Gość Popołudniowej rozmowy w RMF FM dodał, że PiS i PO założyli Polakom chomąto, licytując się na programy socjalne: Konfederacja mówi coś zupełnie przeciwnego: uprośćmy podatki, znieśmy podatek Belki, obniżmy ceny paliwa, wprowadźmy dobrowolny ZUS dla przedsiębiorców - wymieniał Tyszka.

"Konfederacja nie zgodziłaby się na postawienie interesu ukraińskiego przed interesem polskim"

Konfederacja nie zgodziłaby się na postawienie interesu ukraińskiego przed interesem polskim, a to zrobił Kaczyński z Morawieckim. Zresztą wszyscy polscy europarlamentarzyści za tym głosowali.
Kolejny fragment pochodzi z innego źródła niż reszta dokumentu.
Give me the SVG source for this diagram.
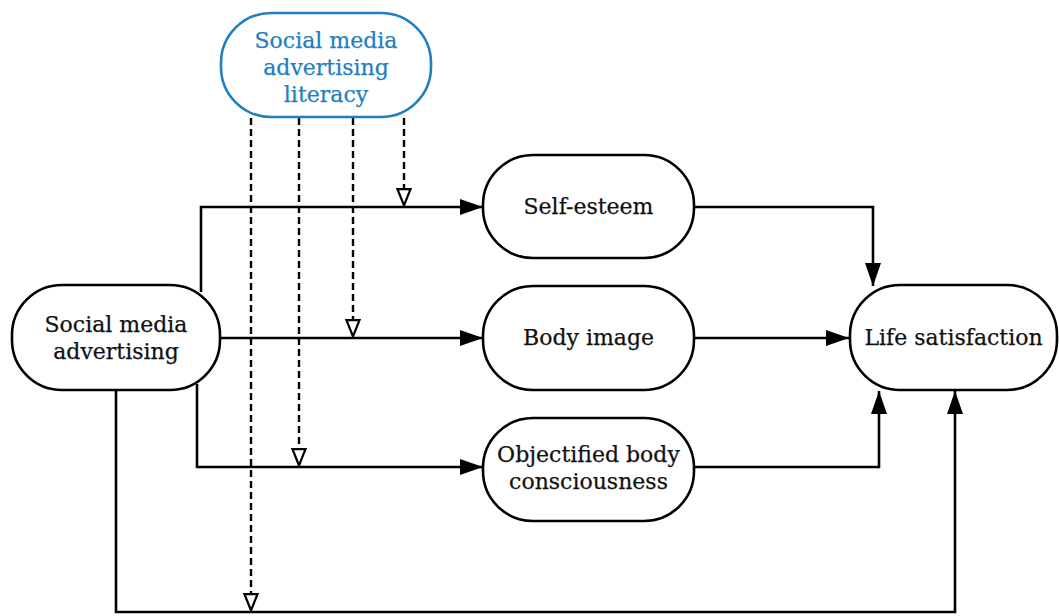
<svg xmlns="http://www.w3.org/2000/svg" width="1059" height="616" viewBox="0 0 1059 616">
<style>
.node{fill:#fff;stroke:#000;stroke-width:2.6}
.mod{fill:#fff;stroke:#1f7fc0;stroke-width:2.6}
.t{font-family:"DejaVu Serif","Liberation Serif",serif;font-size:22px;fill:#111;text-anchor:middle;stroke:#111;stroke-width:0.25}
.tb{fill:#1f7fc0;stroke:#1f7fc0}
.c{fill:none;stroke:#000;stroke-width:2.6}
.d{fill:none;stroke:#000;stroke-width:2.4;stroke-dasharray:7,4}
</style>
<defs>
<marker id="a" viewBox="0 0 23 16" refX="23" refY="8" markerWidth="23" markerHeight="16" markerUnits="userSpaceOnUse" orient="auto">
<path d="M0,0 L23,8 L0,16 Z" fill="#000"/>
</marker>
<marker id="o" viewBox="0 0 19 16" refX="18" refY="8" markerWidth="19" markerHeight="16" markerUnits="userSpaceOnUse" orient="auto">
<path d="M1.2,1.5 L17.5,8 L1.2,14.5 Z" fill="#fff" stroke="#000" stroke-width="2.2"/>
</marker>
</defs>
<g id="connectors">
<path class="c" d="M201,292 V207 H483" marker-end="url(#a)"/>
<path class="c" d="M220,338 H483" marker-end="url(#a)"/>
<path class="c" d="M197,384 V467 H483" marker-end="url(#a)"/>
<path class="c" d="M116,390 V612 H955 V391" marker-end="url(#a)"/>
<path class="c" d="M694,207 H873 V286" marker-end="url(#a)"/>
<path class="c" d="M694,338 H849" marker-end="url(#a)"/>
<path class="c" d="M694,467 H879 V391" marker-end="url(#a)"/>
<path class="d" d="M251,118 V611" marker-end="url(#o)"/>
<path class="d" d="M299,118 V466" marker-end="url(#o)"/>
<path class="d" d="M353,118 V337" marker-end="url(#o)"/>
<path class="d" d="M404,118 V206" marker-end="url(#o)"/>
</g>
<g id="literacy">
<rect class="mod" x="221" y="13" width="210" height="104" rx="50" ry="50"/>
<text class="t tb" x="326" y="48">Social media</text>
<text class="t tb" x="326" y="75">advertising</text>
<text class="t tb" x="326" y="102">literacy</text>
</g>
<g id="sma">
<rect class="node" x="12" y="285" width="208" height="105" rx="50" ry="50"/>
<text class="t" x="116" y="332">Social media</text>
<text class="t" x="116" y="359">advertising</text>
</g>
<g id="selfesteem">
<rect class="node" x="483" y="155" width="211" height="103" rx="50" ry="50"/>
<text class="t" x="588.5" y="214">Self-esteem</text>
</g>
<g id="bodyimage">
<rect class="node" x="483" y="286" width="211" height="104" rx="50" ry="50"/>
<text class="t" x="588.5" y="345">Body image</text>
</g>
<g id="obc">
<rect class="node" x="483" y="418" width="211" height="103" rx="50" ry="50"/>
<text class="t" x="588.5" y="462">Objectified body</text>
<text class="t" x="588.5" y="489">consciousness</text>
</g>
<g id="life">
<rect class="node" x="850" y="285" width="207" height="105" rx="50" ry="50"/>
<text class="t" x="953.5" y="345">Life satisfaction</text>
</g>
</svg>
My jesteśmy za tym, żeby pomagać Ukrainie, żeby była jasność. Konfederacja jest za pomaganiem Ukrainie, ale z głową - mówił w internetowej części Popołudniowej rozmowy w RMF FMmStanisław Tyszka, poseł Nowej Nadziei z klubu Konfederacji.

 

Zdaniem gościa RMF FM "afera zbożowa rozpoczęła się w momencie, kiedy rząd PiS-u wylobbował w Brukseli rozporządzenie Parlamentu Europejskiego i Rady znoszącego cła na towary z Ukrainy": Wtedy wyszedł i stanął przed wszystkimi Polakami prezes Jarosław Kaczyński i powiedział tak: "to nie zaszkodzi polskim rolnikom". Za nim wyszedł premier Morawiecki i powiedział: "To będzie tylko tranzyt zboża". Oni kłamali, i to kłamali świadomie w twarz Polakom przez 10 miesięcy mówiąc, że zboże będzie tylko w tranzycie. To zboże zalało polski rynek, szkodząc nie tylko rolnikom, szkodząc wszystkim konsumentom. Bo my w tym momencie nie wiemy, co jemy - stwierdził.

"Jesteśmy za dawaniem ludziom wędki, a nie ryby"

Tyszka był też pytany o program gospodarczy. Konfederacja jest poważną, rosnącą, trzecią siłą. W ciągu ostatniego pół roku średnia sondażowa nam wzrosła z jakiś 5 proc. do 11, 12 proc. I to z czegoś wynika - mówił. A zapytany czy w świecie Konfederacji bezrobotny mógłby liczyć na zasiłek: Mamy w tym momencie jakieś obowiązujące zasiłki. Ale my zasadniczo jesteśmy za dawaniem ludziom wędki, a nie ryby. Jesteśmy za ograniczaniem zasiłków. My jesteśmy za tym, żeby stwarzać ludziom możliwości podejmowania pracy - tłumaczył. Chcemy obniżyć podatki po to, żeby zachęcać ludzi do pracowania. Proszę zauważyć, że PiS i Platforma zniechęcają ludzi do pracy, nieustannie podnosząc podatki. Podatek PIT to jest podatek karzący ludzi za pracę. Konfederacja, jako jedyne ugrupowanie w Polsce wskazuje na to, żebyśmy przestali karać ludzi przedsiębiorczych, ludzi pracowitych - dodał.

  


Zdaniem posła Konfederacji nie da się całkowicie zrezygnować z "jakiegoś niewielkiego zasiłku".

"Polska jest najbardziej rozbrojonym państwem"

Poseł Konfederacji był również pytany o dostęp do broni. Jesteśmy zwolennikami tego, żeby Polska nie była niechlubnym wyjątkiem w Europie. Polska jest najbardziej rozbrojonym państwem, według wszelkich dostępnych danych - mówił.

Z tym jednak nie zgodził się prowadzący rozmowę Piotr Salak.

 
Ja widziałem takie dane, które pokazują, że w Polsce jednak jest na tysiąc mieszkańców najmniej sztuk broni. Wie pan, co się dzieje na Ukrainie w tej chwili? Czy nie dobrze by było, żeby jednak Polacy mieli możliwość przechodzenia przeszkolenia w zakresie posługiwania się bronią i żeby ucywilizować dostęp do broni, żeby było tak, jak w Niemczech, jak w Czechach, jak we Francji, jak w Szwajcarii, gdzie jest dużo więcej sztuk broni na stu mieszkańców - mówił Tyszka. I dodał: Ja nie mówię, żeby w tym momencie można było kupić broń w sklepie spożywczym. Natomiast mówię, że w innych państwach zachodnich jest z tym dużo lepiej. Ja szanuję Polaków i nie uważam, że Polacy są głupsi od naszych sąsiadów.